Given data
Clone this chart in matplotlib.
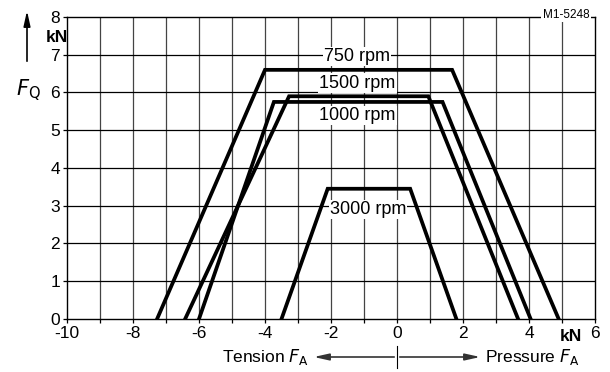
import matplotlib
matplotlib.use("Agg")
import matplotlib.pyplot as plt

plt.rcParams['font.family'] = ['Liberation Sans', 'DejaVu Sans']

# Data: trapezoid curves (axial force F_A, transverse force F_Q)
rpm_labels = ["750 rpm", "1500 rpm", "1000 rpm", "3000 rpm"]
fa_750 = [-7.27, -4.0, 1.67, 4.9]
fq_750 = [0, 6.6, 6.6, 0]
fa_1500 = [-6.42, -3.27, 0.95, 3.67]
fq_1500 = [0, 5.9, 5.9, 0]
fa_1000 = [-6.0, -3.73, 1.38, 4.05]
fq_1000 = [0, 5.75, 5.75, 0]
fa_3000 = [-3.5, -2.1, 0.4, 1.8]
fq_3000 = [0, 3.45, 3.45, 0]

label_pos = [(-1.2, 6.95), (-1.2, 6.25), (-1.2, 5.38), (-0.88, 2.91)]

xticks = [-10, -8, -6, -4, -2, 0, 2, 4, 6]
yticks = [0, 1, 2, 3, 4, 5, 6, 7, 8]

fig = plt.figure(figsize=(6.1, 3.72), dpi=100)
ax = fig.add_axes([0.1098, 0.1425, 0.8656, 0.8118])
ax.set_xlim(-10, 6)
ax.set_ylim(0, 8)

# grid
for x in range(-9, 6):
    ax.axvline(x, color='#444444', lw=0.9, zorder=1)
for y in range(1, 8):
    ax.axhline(y, color='black', lw=0.9, zorder=1)

for fa, fq in [(fa_750, fq_750), (fa_1500, fq_1500), (fa_1000, fq_1000), (fa_3000, fq_3000)]:
    ax.plot(fa, fq, color='black', lw=2.7, solid_joinstyle='miter', zorder=3)

for lab, (x, y) in zip(rpm_labels, label_pos):
    ax.text(x, y, lab, fontsize=13, ha='center', va='center', zorder=4,
            bbox=dict(facecolor='white', edgecolor='none', pad=0.8))

for s in ax.spines.values():
    s.set_linewidth(1.0)

ax.set_xticks(range(-10, 7))
ax.set_xticklabels([str(v) if v in xticks else '' for v in range(-10, 7)])
ax.set_yticks(yticks)
ax.set_yticklabels([str(v) for v in yticks])
ax.tick_params(axis='both', direction='out', length=3, width=0.9, labelsize=12.5, pad=2)

ax.text(5.27, -0.47, 'kN', fontsize=12.5, fontweight='bold', ha='center', va='center', clip_on=False)
ax.text(-10.3, 7.45, 'kN', fontsize=12.5, fontweight='bold', ha='center', va='center', clip_on=False)
ax.text(-11.18, 6.05, r'$\mathit{F}_{\mathrm{Q}}$', fontsize=15, ha='center', va='center', clip_on=False)

fig.text(566/610, 1 - 15/372, 'M1-5248', fontsize=8.5, ha='center', va='center',
         bbox=dict(facecolor='white', edgecolor='none', pad=1.0))

# vertical arrow for F_Q
ax.annotate('', xy=(27/610, 1 - 8/372), xytext=(27/610, 1 - 64/372), xycoords='figure fraction',
            textcoords='figure fraction',
            arrowprops=dict(arrowstyle='-|>,head_length=0.9,head_width=0.2', color='black', lw=1.2))

# bottom double arrow
y_arr = 1 - 357/372
ax.annotate('', xy=(311/610, y_arr), xytext=(397/610, y_arr), xycoords='figure fraction',
            textcoords='figure fraction',
            arrowprops=dict(arrowstyle='-|>,head_length=0.9,head_width=0.2', color='#333333', lw=1.2))
ax.annotate('', xy=(483/610, y_arr), xytext=(397/610, y_arr), xycoords='figure fraction',
            textcoords='figure fraction',
            arrowprops=dict(arrowstyle='-|>,head_length=0.9,head_width=0.2', color='#333333', lw=1.2))
fig.add_artist(plt.Line2D([397/610, 397/610], [1 - 346/372, 1 - 368/372], color='black', lw=0.8))
fig.text(309/610, 1 - 357/372, r'Tension $\mathit{F}_{\mathrm{A}}$', fontsize=12.5, ha='right', va='center')
fig.text(485/610, 1 - 357/372, r'Pressure $\mathit{F}_{\mathrm{A}}$', fontsize=12.5, ha='left', va='center')

fig.savefig('out.png', dpi=100)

Work required
Go through the preceding material and copy each line that has the word "matplotlib".

Written reply
Clone this chart in matplotlib.
import matplotlib
matplotlib.use("Agg")
import matplotlib.pyplot as plt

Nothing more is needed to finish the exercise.